I keep straying from the topic. It’s a hazard of the creative mind. We follow chains of connections, not straight lines.
I think I keep shying away from the topic because it’s so hard for me to grapple with. How do I tell if I am intellectualizing something that should be dealt with more emotionally?
Perhaps the cognitive key is to try to catch that feeling of icy cold preservation that comes with turning a feeling into an idea or into data. I definitely remember that feeling. It can feel quite wonderful. Instead of being upset by something, you instead become fascinated with it. And it creates the illusion of having solved a problem when all you did was put it on ice and study it without doing any of the (I swear to god, I just typed “intellectual” when I meant “emotional”, FREUD YOUR SLIP IS SHOWING) emotional work necessary to actually deal with things.
Hence the legerdemain. The intellectual intellect can make things disappear, but they’re not really gone. They’re waiting. And it can distract you with puzzles and games and other bright shiny things, but the emotional bills are still piling up. It can even convince you that you never need to deal with emotional issues, because you can just stay in the ice palace of your intellect, where nothing can ever reach you.
Not even sunshine.
So maybe that is what I will do. I will look for the ice. I am not sure what happens after I find it, but the solution to any problem begins at awareness. I don’t know what happens when you interrupted the brutal truth machine mid-task. I can’t say I have ever done it before, that I know of. I honestly don’t know what happens next.
Ideally, it would open the way to dealing with my emotions directly, and free me from all this ice and snow. That would an emancipation of epic proportions. I would finally experience the springtime.
But that is likely going to be a long and painful process. Transformation is a lovely (and oh so efficient) but I fear that some of us are simply too cautious, too fearful, and too excessively in control of their emotions to manage it.
Another thing we dealt with in class today was some studies that showed both that we are born either bold or timid, AND that parenting can move the monkeys more toward healthy responses.
In one study, done with monkeys, they took timid baby monkeys and gave them to bold, calm mothers. This had a great effect on the monkeys, who become bolder and more confident and better at making friends with other monkeys their age. But during times of great stress, the timid monkeys reverted to their timid ways, and freaked out.
Now, I am the shy son of a shy mother. So in that sense, I never stood a chance. My father has never been a stable or reliable force in my life, and that left mother.
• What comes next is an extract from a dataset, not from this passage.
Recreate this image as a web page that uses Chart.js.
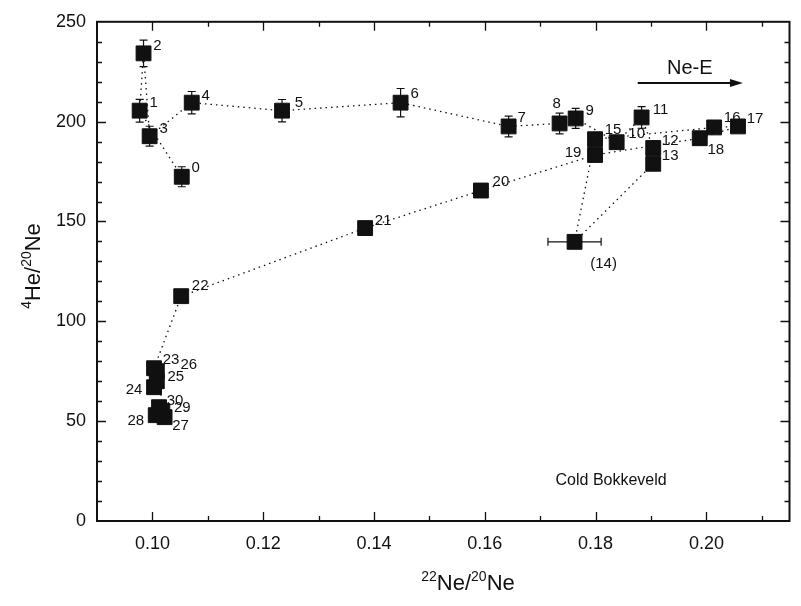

Except, not really, because she wasn’t there for me when I was a kid. The bold young monkeys would explore freely and go quite far from their mothers, but still showed a need to know their mother was there for them if they needed them. They would periodically glance over at their mothers, or go back to Mama for a quick hug, but otherwise they were as free and bold and rambunctious as they could be.
The timid monkeys, on the other hand, clung to their mothers (literally) and show signs of great distress if separated from their mothers even for short times.
The determining factor was the attitude of the mother. If she was calm, the timid monkey was calm, and bold. Bold, in fact, as the ones born bold. But if the mother was fearful or unreliable, the timid baby was not only timid and afraid to explore, they had trouble getting along with the other monkeys as well.
I think, in those monkeys, we see the secret to that fundamental sense of safety I have been talking about.
Before I went to school, I had my awesome babysitter Betty, who was definitely not shy or timid. Result : I was a happy, charming, somewhat outgoing kid.
But then school happened, she went away, and I reverted to my timid-monkey ways. And that started a whole downward spiral of social rejection causing me to withdraw further into myself, which only lead to more social rejection….
Basically, I am one messed up monkey.
Once more, I will talk to you nice people again tomorrow. Ish.